- [Required task]
Could the lines from the start of the data through the line with "fe_site_err = [0.70, 0.595]" be set down exactly, with no pictures among them?

=-=-=-=-=

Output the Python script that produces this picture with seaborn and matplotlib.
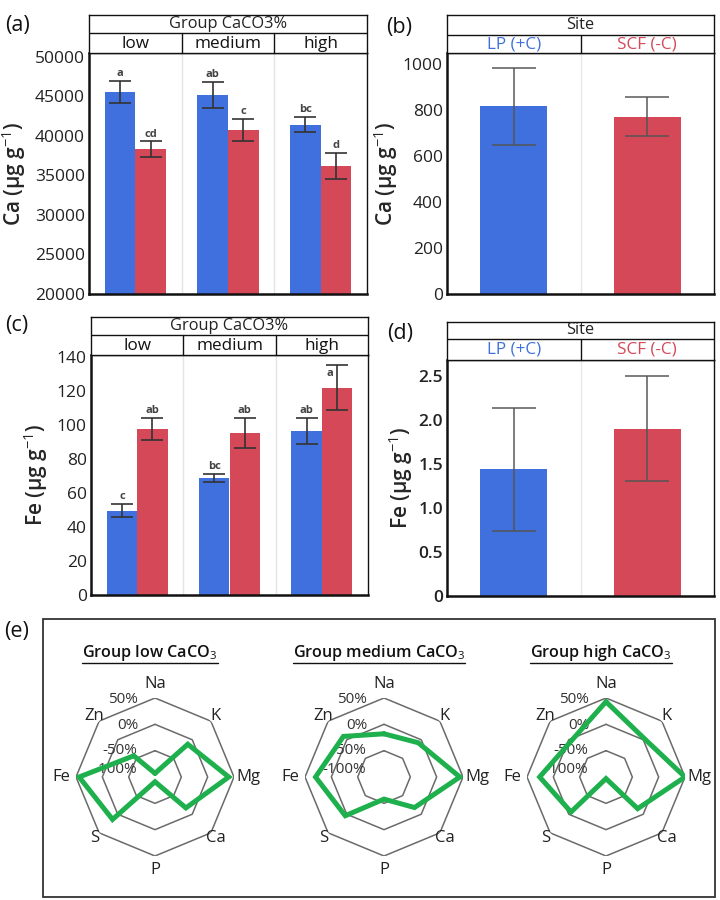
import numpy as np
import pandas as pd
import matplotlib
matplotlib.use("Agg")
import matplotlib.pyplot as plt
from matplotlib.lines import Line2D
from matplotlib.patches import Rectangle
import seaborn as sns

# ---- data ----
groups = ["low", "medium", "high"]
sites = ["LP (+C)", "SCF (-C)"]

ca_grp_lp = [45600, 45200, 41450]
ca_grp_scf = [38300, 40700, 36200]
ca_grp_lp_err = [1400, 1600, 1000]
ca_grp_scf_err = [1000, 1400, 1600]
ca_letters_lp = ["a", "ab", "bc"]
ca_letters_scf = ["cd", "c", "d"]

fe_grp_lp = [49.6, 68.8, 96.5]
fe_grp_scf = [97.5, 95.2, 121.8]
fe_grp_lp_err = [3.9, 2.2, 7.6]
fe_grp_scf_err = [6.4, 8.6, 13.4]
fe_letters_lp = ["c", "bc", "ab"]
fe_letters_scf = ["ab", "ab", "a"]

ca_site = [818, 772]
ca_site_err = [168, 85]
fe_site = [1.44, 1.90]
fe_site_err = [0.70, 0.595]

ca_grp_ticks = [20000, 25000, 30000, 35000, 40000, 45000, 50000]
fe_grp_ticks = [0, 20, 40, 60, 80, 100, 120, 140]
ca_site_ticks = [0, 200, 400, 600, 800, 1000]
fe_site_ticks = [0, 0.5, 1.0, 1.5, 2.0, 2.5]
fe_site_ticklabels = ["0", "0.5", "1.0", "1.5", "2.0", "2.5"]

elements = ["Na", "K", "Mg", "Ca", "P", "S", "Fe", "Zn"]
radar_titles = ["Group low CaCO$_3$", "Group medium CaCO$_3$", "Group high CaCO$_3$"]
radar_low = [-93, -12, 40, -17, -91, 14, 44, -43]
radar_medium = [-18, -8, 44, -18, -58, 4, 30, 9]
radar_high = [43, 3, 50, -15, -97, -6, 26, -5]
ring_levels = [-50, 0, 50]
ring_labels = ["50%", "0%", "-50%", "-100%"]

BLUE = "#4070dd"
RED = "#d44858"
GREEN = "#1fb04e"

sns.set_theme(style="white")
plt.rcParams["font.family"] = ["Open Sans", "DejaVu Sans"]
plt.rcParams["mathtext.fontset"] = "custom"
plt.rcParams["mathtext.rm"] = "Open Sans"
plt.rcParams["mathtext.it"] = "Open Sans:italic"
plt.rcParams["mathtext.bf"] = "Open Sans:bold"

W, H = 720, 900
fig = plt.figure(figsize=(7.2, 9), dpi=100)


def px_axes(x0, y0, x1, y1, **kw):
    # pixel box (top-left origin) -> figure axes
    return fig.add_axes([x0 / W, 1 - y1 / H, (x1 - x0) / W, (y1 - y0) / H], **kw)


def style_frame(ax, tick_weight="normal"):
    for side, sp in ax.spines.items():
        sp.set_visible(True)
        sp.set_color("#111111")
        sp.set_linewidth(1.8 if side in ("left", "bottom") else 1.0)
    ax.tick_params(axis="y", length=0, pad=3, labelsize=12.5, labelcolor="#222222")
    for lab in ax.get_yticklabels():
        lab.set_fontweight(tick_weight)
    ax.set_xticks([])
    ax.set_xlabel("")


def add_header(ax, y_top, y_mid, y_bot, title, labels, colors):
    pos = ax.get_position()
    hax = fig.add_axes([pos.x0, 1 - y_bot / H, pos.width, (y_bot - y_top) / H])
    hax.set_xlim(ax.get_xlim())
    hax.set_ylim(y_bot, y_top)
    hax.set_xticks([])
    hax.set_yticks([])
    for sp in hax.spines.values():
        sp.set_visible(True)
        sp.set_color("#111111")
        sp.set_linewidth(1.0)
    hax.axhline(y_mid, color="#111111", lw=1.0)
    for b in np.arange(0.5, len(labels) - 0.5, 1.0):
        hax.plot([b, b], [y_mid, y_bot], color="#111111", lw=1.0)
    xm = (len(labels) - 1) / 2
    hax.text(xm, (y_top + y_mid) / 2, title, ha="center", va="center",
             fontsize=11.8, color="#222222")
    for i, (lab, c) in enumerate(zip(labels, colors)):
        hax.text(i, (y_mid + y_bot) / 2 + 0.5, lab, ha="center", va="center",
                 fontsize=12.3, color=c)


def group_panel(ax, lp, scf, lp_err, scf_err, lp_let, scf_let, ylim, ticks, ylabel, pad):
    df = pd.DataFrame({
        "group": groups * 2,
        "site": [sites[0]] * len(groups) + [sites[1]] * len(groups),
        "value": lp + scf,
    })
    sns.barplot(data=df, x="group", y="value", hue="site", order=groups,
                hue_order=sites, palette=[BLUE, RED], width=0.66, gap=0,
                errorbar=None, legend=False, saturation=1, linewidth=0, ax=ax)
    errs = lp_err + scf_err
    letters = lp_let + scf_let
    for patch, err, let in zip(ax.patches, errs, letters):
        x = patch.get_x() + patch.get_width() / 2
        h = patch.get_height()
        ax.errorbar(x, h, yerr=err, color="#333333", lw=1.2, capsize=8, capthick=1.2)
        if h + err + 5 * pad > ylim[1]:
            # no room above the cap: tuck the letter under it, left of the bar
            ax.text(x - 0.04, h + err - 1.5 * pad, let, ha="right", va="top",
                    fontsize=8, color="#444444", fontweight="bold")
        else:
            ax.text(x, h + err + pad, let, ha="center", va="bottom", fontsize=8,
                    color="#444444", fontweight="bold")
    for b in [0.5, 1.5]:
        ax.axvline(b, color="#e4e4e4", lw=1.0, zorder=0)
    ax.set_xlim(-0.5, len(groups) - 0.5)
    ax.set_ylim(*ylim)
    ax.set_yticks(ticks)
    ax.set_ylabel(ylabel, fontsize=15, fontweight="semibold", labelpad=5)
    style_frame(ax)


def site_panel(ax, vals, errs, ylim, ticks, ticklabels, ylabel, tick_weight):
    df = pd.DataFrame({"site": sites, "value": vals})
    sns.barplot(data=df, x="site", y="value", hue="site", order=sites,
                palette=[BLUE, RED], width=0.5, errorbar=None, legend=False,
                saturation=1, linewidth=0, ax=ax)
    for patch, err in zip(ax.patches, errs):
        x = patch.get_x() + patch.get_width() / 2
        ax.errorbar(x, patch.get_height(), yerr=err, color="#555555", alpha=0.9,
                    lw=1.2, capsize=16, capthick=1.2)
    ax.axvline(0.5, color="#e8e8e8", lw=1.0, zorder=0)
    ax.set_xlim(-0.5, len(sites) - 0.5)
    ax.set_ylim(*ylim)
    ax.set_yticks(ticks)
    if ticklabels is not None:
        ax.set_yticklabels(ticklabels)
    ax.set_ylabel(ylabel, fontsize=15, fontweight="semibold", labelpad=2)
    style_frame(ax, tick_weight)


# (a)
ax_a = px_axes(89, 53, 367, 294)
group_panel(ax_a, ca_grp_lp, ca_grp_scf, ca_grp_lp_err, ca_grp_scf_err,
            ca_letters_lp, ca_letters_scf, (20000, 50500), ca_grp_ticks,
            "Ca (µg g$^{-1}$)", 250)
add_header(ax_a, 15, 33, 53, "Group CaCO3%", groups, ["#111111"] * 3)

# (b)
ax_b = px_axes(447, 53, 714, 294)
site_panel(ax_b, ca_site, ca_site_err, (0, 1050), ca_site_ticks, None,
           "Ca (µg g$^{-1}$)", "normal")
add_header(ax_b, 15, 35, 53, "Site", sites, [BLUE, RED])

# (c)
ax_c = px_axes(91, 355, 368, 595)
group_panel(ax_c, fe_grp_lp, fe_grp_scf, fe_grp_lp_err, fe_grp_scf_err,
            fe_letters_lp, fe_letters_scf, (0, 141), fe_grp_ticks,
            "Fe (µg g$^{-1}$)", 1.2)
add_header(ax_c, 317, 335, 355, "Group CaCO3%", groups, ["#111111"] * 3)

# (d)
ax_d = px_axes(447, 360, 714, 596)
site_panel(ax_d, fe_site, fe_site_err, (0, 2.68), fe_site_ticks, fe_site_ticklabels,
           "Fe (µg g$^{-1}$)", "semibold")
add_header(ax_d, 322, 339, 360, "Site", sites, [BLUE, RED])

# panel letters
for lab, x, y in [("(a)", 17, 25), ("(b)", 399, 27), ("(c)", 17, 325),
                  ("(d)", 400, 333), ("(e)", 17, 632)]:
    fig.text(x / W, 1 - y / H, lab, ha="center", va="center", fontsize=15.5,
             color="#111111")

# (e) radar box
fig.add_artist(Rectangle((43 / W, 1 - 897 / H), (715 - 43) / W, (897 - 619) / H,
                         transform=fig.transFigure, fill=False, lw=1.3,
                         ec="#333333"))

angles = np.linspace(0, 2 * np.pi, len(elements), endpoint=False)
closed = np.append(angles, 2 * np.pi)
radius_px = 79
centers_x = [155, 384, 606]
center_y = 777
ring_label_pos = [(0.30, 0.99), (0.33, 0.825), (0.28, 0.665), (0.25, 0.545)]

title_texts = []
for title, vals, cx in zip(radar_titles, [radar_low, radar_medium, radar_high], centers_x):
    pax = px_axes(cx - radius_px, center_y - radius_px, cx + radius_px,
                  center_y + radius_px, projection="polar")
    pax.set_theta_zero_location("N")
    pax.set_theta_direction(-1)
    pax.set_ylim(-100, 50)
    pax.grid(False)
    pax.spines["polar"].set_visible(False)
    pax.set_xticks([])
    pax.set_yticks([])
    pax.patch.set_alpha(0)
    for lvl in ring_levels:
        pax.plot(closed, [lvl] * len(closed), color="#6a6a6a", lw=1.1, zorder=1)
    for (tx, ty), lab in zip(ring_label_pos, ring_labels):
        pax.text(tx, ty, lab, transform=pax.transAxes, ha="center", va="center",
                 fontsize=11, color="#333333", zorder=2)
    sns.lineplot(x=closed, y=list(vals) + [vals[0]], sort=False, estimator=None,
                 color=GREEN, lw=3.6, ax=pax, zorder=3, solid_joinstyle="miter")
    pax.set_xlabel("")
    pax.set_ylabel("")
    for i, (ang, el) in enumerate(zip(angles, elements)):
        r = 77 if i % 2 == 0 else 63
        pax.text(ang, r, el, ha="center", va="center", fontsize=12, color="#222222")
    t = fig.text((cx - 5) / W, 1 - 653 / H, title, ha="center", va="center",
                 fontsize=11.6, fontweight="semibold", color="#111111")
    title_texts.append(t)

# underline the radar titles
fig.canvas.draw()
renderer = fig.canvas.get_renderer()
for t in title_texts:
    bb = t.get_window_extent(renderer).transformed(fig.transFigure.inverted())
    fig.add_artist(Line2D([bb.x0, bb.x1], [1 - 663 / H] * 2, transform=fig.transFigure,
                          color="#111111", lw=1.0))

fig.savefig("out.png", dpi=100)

=-=-=-=-=

- [Result for this task]
Output the Python script that produces this picture with seaborn and matplotlib.
import numpy as np
import pandas as pd
import matplotlib
matplotlib.use("Agg")
import matplotlib.pyplot as plt
from matplotlib.lines import Line2D
from matplotlib.patches import Rectangle
import seaborn as sns

# ---- data ----
groups = ["low", "medium", "high"]
sites = ["LP (+C)", "SCF (-C)"]

ca_grp_lp = [45600, 45200, 41450]
ca_grp_scf = [38300, 40700, 36200]
ca_grp_lp_err = [1400, 1600, 1000]
ca_grp_scf_err = [1000, 1400, 1600]
ca_letters_lp = ["a", "ab", "bc"]
ca_letters_scf = ["cd", "c", "d"]

fe_grp_lp = [49.6, 68.8, 96.5]
fe_grp_scf = [97.5, 95.2, 121.8]
fe_grp_lp_err = [3.9, 2.2, 7.6]
fe_grp_scf_err = [6.4, 8.6, 13.4]
fe_letters_lp = ["c", "bc", "ab"]
fe_letters_scf = ["ab", "ab", "a"]

ca_site = [818, 772]
ca_site_err = [168, 85]
fe_site = [1.44, 1.90]
fe_site_err = [0.70, 0.595]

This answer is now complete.